Items:
------------------------------------------------

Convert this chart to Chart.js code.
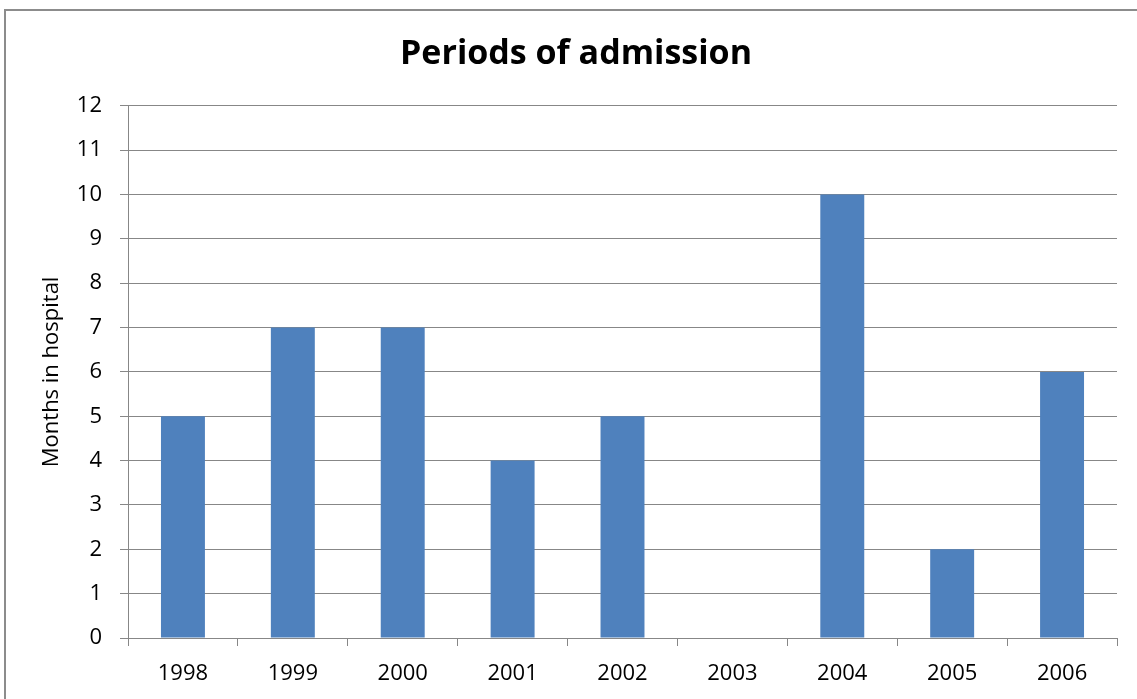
<!DOCTYPE html>
<html>
<head>
<meta charset="utf-8">
<script src="https://cdn.jsdelivr.net/npm/chart.js@4"></script>
<style>
  html, body { margin: 0; padding: 0; background: #ffffff; }
  canvas { display: block; }
</style>
</head>
<body>
<canvas id="c" width="1137" height="699"></canvas>
<script>
const categories = ['1998', '1999', '2000', '2001', '2002', '2003', '2004', '2005', '2006'];
const monthsInHospital = [5, 7, 7, 4, 5, 0, 10, 2, 6];
const chartTitle = 'Periods of admission';
const yAxisTitle = 'Months in hospital';
const yMin = 0, yMax = 12, yStep = 1;

const gridColor = '#878787';
const fontFamily = '"Open Sans", "DejaVu Sans", sans-serif';

const outerBorder = {
  id: 'outerBorder',
  beforeDraw(chart) {
    const ctx = chart.ctx;
    ctx.save();
    ctx.fillStyle = '#ffffff';
    ctx.fillRect(0, 0, chart.width, chart.height);
    ctx.strokeStyle = '#8c8c8c';
    ctx.lineWidth = 2;
    ctx.strokeRect(5, 10, chart.width + 20, chart.height + 20);
    ctx.restore();
  }
};

new Chart(document.getElementById('c'), {
  type: 'bar',
  data: {
    labels: categories,
    datasets: [{
      label: yAxisTitle,
      data: monthsInHospital,
      backgroundColor: '#4F81BD',
      borderWidth: 0,
      categoryPercentage: 1.0,
      barPercentage: 0.4
    }]
  },
  options: {
    responsive: false,
    animation: false,
    layout: { padding: { left: 35, right: 20, top: 0, bottom: 0 } },
    plugins: {
      legend: { display: false },
      tooltip: { enabled: false },
      title: {
        display: true,
        text: chartTitle,
        color: '#000000',
        font: { family: fontFamily, size: 34, weight: 'bold', lineHeight: 1.2 },
        padding: { top: 34, bottom: 31 }
      }
    },
    scales: {
      x: {
        grid: {
          display: true,
          drawOnChartArea: false,
          offset: true,
          tickLength: 8,
          color: gridColor,
          lineWidth: 1
        },
        border: { display: true, color: gridColor, width: 1 },
        ticks: {
          color: '#000000',
          padding: 15,
          font: { family: fontFamily, size: 22 },
          maxRotation: 0
        },
        afterFit(scale) { scale.height = 61; }
      },
      y: {
        min: yMin,
        max: yMax,
        grid: {
          color: gridColor,
          lineWidth: 1,
          tickLength: 8
        },
        border: { display: true, color: gridColor, width: 1 },
        ticks: {
          stepSize: yStep,
          color: '#000000',
          padding: 18,
          font: { family: fontFamily, size: 22 }
        },
        title: {
          display: true,
          text: yAxisTitle,
          color: '#000000',
          font: { family: fontFamily, size: 22, lineHeight: 1.2 },
          padding: { top: 4, bottom: 0 }
        },
        afterFit(scale) { scale.width = 93; }
      }
    }
  },
  plugins: [outerBorder]
});
</script>
</body>
</html>
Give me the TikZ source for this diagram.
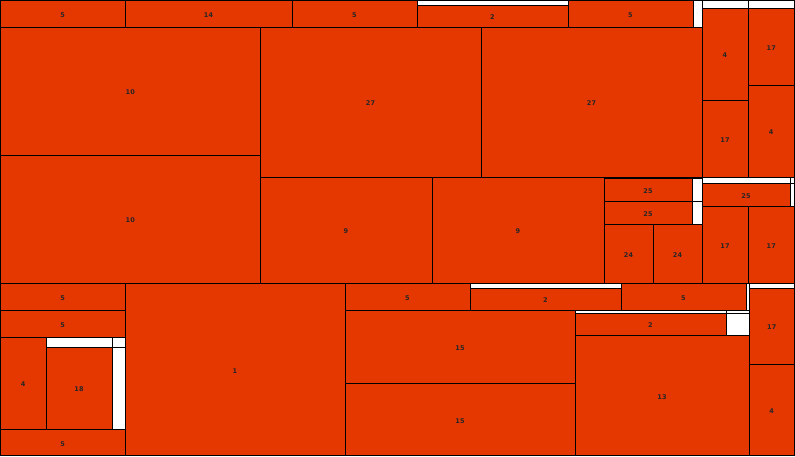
\documentclass[tikz,border=0pt]{standalone}
\usepackage{fontspec}
\setmainfont{DejaVu Sans}
\definecolor{tmred}{RGB}{229,55,0}
\tikzset{
  tmcell/.style={draw=black, line width=0.9pt, fill=tmred},
  tmwhite/.style={draw=black, line width=0.9pt, fill=white},
  tmlabel/.style={font=\fontsize{6.5}{6.5}\selectfont\bfseries, text=black!85, inner sep=0pt}
}
\newcommand\tmc[5]{%
  \path[tmcell] (#1,#2) rectangle (#3,#4);
  \node[tmlabel] (n#1x#2) at ({(#1+#3)/2},{(#2+#4)/2+1.5}) {#5};}
\newcommand\tmw[4]{\path[tmwhite] (#1,#2) rectangle (#3,#4);}
\begin{document}
\begin{tikzpicture}[x=1pt,y=-1pt]
\useasboundingbox (0,0) rectangle (795,456);
\begin{scope}
\clip (0,0) rectangle (795,456);
% top row
\tmc{0.5}{0.5}{125}{27}{5}
\tmc{125}{0.5}{292}{27}{14}
\tmc{292}{0.5}{417}{27}{5}
\tmw{417}{0.5}{568}{27}
\tmc{417}{5}{568}{27}{2}
\tmc{568}{0.5}{693}{27}{5}
\tmw{693}{0.5}{702}{27}
% right column top
\tmw{702}{0.5}{748}{8}
\tmw{748}{0.5}{794.5}{8}
\tmc{702}{8}{748}{100}{4}
\tmc{702}{100}{748}{177}{17}
\tmc{748}{8}{794.5}{85}{17}
\tmc{748}{85}{794.5}{177}{4}
% middle
\tmc{0.5}{27}{260}{155}{10}
\tmc{0.5}{155}{260}{283}{10}
\tmc{260}{27}{481}{177}{27}
\tmc{481}{27}{702}{177}{27}
\tmc{260}{177}{432}{283}{9}
\tmc{432}{177}{604}{283}{9}
\tmw{604}{177}{702}{224}
\tmc{604}{178}{692}{201}{25}
\tmc{604}{201}{692}{224}{25}
\tmw{692}{178}{702}{201}
\tmw{692}{201}{702}{224}
\tmc{604}{224}{653}{283}{24}
\tmc{653}{224}{702}{283}{24}
\tmw{702}{177}{790}{183}
\tmw{790}{177}{794.5}{183}
\tmc{702}{183}{790}{206}{25}
\tmw{790}{183}{794.5}{206}
\tmc{702}{206}{748}{283}{17}
\tmc{748}{206}{794.5}{283}{17}
% bottom left
\tmc{0.5}{283}{125}{310}{5}
\tmc{0.5}{310}{125}{337}{5}
\tmc{0.5}{337}{46}{429}{4}
\tmw{46}{337}{112}{347}
\tmw{112}{337}{125}{347}
\tmw{112}{347}{125}{429}
\tmc{46}{347}{112}{429}{18}
\tmc{0.5}{429}{125}{455.5}{5}
\tmc{125}{283}{345}{455.5}{1}
% bottom middle
\tmc{345}{283}{470}{310}{5}
\tmw{470}{283}{621}{310}
\tmc{470}{288}{621}{310}{2}
\tmc{621}{283}{746}{310}{5}
\tmw{746}{283}{749}{310}
\tmw{749}{283}{794.5}{288}
\tmc{749}{288}{794.5}{364}{17}
\tmc{749}{364}{794.5}{455.5}{4}
\tmc{345}{310}{575}{383}{15}
\tmc{345}{383}{575}{455.5}{15}
\tmw{575}{310}{726}{313}
\tmw{726}{310}{749}{313}
\tmw{726}{313}{749}{335}
\tmc{575}{313}{726}{335}{2}
\tmc{575}{335}{749}{455.5}{13}
\end{scope}
\end{tikzpicture}
\end{document}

------------------------------------------------

Aim: Set down the material above as is, without any pictures.

Solution below:
Convert this chart to Chart.js code.
<!DOCTYPE html>
<html>
<head>
<meta charset="utf-8">
<script src="https://cdn.jsdelivr.net/npm/chart.js@4"></script>
<style>
  html, body { margin: 0; padding: 0; background: #ffffff; }
  canvas { display: block; }
</style>
</head>
<body>
<canvas id="c" width="1137" height="699"></canvas>
<script>
const categories = ['1998', '1999', '2000', '2001', '2002', '2003', '2004', '2005', '2006'];
const monthsInHospital = [5, 7, 7, 4, 5, 0, 10, 2, 6];
const chartTitle = 'Periods of admission';
const yAxisTitle = 'Months in hospital';
const yMin = 0, yMax = 12, yStep = 1;

const gridColor = '#878787';
const fontFamily = '"Open Sans", "DejaVu Sans", sans-serif';

const outerBorder = {
  id: 'outerBorder',
  beforeDraw(chart) {
    const ctx = chart.ctx;
    ctx.save();
    ctx.fillStyle = '#ffffff';
    ctx.fillRect(0, 0, chart.width, chart.height);
    ctx.strokeStyle = '#8c8c8c';
    ctx.lineWidth = 2;
    ctx.strokeRect(5, 10, chart.width + 20, chart.height + 20);
    ctx.restore();
  }
};

new Chart(document.getElementById('c'), {
  type: 'bar',
  data: {
    labels: categories,
    datasets: [{
      label: yAxisTitle,
      data: monthsInHospital,
      backgroundColor: '#4F81BD',
      borderWidth: 0,
      categoryPercentage: 1.0,
      barPercentage: 0.4
    }]
  },
  options: {
    responsive: false,
    animation: false,
    layout: { padding: { left: 35, right: 20, top: 0, bottom: 0 } },
    plugins: {
      legend: { display: false },
      tooltip: { enabled: false },
      title: {
        display: true,
        text: chartTitle,
        color: '#000000',
        font: { family: fontFamily, size: 34, weight: 'bold', lineHeight: 1.2 },
        padding: { top: 34, bottom: 31 }
      }
    },
    scales: {
      x: {
        grid: {
          display: true,
          drawOnChartArea: false,
          offset: true,
          tickLength: 8,
          color: gridColor,
          lineWidth: 1
        },
        border: { display: true, color: gridColor, width: 1 },
        ticks: {
          color: '#000000',
          padding: 15,
          font: { family: fontFamily, size: 22 },
          maxRotation: 0
        },
        afterFit(scale) { scale.height = 61; }
      },
      y: {
        min: yMin,
        max: yMax,
        grid: {
          color: gridColor,
          lineWidth: 1,
          tickLength: 8
        },
        border: { display: true, color: gridColor, width: 1 },
        ticks: {
          stepSize: yStep,
          color: '#000000',
          padding: 18,
          font: { family: fontFamily, size: 22 }
        },
        title: {
          display: true,
          text: yAxisTitle,
          color: '#000000',
          font: { family: fontFamily, size: 22, lineHeight: 1.2 },
          padding: { top: 4, bottom: 0 }
        },
        afterFit(scale) { scale.width = 93; }
      }
    }
  },
  plugins: [outerBorder]
});
</script>
</body>
</html>
Give me the TikZ source for this diagram.
\documentclass[tikz,border=0pt]{standalone}
\usepackage{fontspec}
\setmainfont{DejaVu Sans}
\definecolor{tmred}{RGB}{229,55,0}
\tikzset{
  tmcell/.style={draw=black, line width=0.9pt, fill=tmred},
  tmwhite/.style={draw=black, line width=0.9pt, fill=white},
  tmlabel/.style={font=\fontsize{6.5}{6.5}\selectfont\bfseries, text=black!85, inner sep=0pt}
}
\newcommand\tmc[5]{%
  \path[tmcell] (#1,#2) rectangle (#3,#4);
  \node[tmlabel] (n#1x#2) at ({(#1+#3)/2},{(#2+#4)/2+1.5}) {#5};}
\newcommand\tmw[4]{\path[tmwhite] (#1,#2) rectangle (#3,#4);}
\begin{document}
\begin{tikzpicture}[x=1pt,y=-1pt]
\useasboundingbox (0,0) rectangle (795,456);
\begin{scope}
\clip (0,0) rectangle (795,456);
% top row
\tmc{0.5}{0.5}{125}{27}{5}
\tmc{125}{0.5}{292}{27}{14}
\tmc{292}{0.5}{417}{27}{5}
\tmw{417}{0.5}{568}{27}
\tmc{417}{5}{568}{27}{2}
\tmc{568}{0.5}{693}{27}{5}
\tmw{693}{0.5}{702}{27}
% right column top
\tmw{702}{0.5}{748}{8}
\tmw{748}{0.5}{794.5}{8}
\tmc{702}{8}{748}{100}{4}
\tmc{702}{100}{748}{177}{17}
\tmc{748}{8}{794.5}{85}{17}
\tmc{748}{85}{794.5}{177}{4}
% middle
\tmc{0.5}{27}{260}{155}{10}
\tmc{0.5}{155}{260}{283}{10}
\tmc{260}{27}{481}{177}{27}
\tmc{481}{27}{702}{177}{27}
\tmc{260}{177}{432}{283}{9}
\tmc{432}{177}{604}{283}{9}
\tmw{604}{177}{702}{224}
\tmc{604}{178}{692}{201}{25}
\tmc{604}{201}{692}{224}{25}
\tmw{692}{178}{702}{201}
\tmw{692}{201}{702}{224}
\tmc{604}{224}{653}{283}{24}
\tmc{653}{224}{702}{283}{24}
\tmw{702}{177}{790}{183}
\tmw{790}{177}{794.5}{183}
\tmc{702}{183}{790}{206}{25}
\tmw{790}{183}{794.5}{206}
\tmc{702}{206}{748}{283}{17}
\tmc{748}{206}{794.5}{283}{17}
% bottom left
\tmc{0.5}{283}{125}{310}{5}
\tmc{0.5}{310}{125}{337}{5}
\tmc{0.5}{337}{46}{429}{4}
\tmw{46}{337}{112}{347}
\tmw{112}{337}{125}{347}
\tmw{112}{347}{125}{429}
\tmc{46}{347}{112}{429}{18}
\tmc{0.5}{429}{125}{455.5}{5}
\tmc{125}{283}{345}{455.5}{1}
% bottom middle
\tmc{345}{283}{470}{310}{5}
\tmw{470}{283}{621}{310}
\tmc{470}{288}{621}{310}{2}
\tmc{621}{283}{746}{310}{5}
\tmw{746}{283}{749}{310}
\tmw{749}{283}{794.5}{288}
\tmc{749}{288}{794.5}{364}{17}
\tmc{749}{364}{794.5}{455.5}{4}
\tmc{345}{310}{575}{383}{15}
\tmc{345}{383}{575}{455.5}{15}
\tmw{575}{310}{726}{313}
\tmw{726}{310}{749}{313}
\tmw{726}{313}{749}{335}
\tmc{575}{313}{726}{335}{2}
\tmc{575}{335}{749}{455.5}{13}
\end{scope}
\end{tikzpicture}
\end{document}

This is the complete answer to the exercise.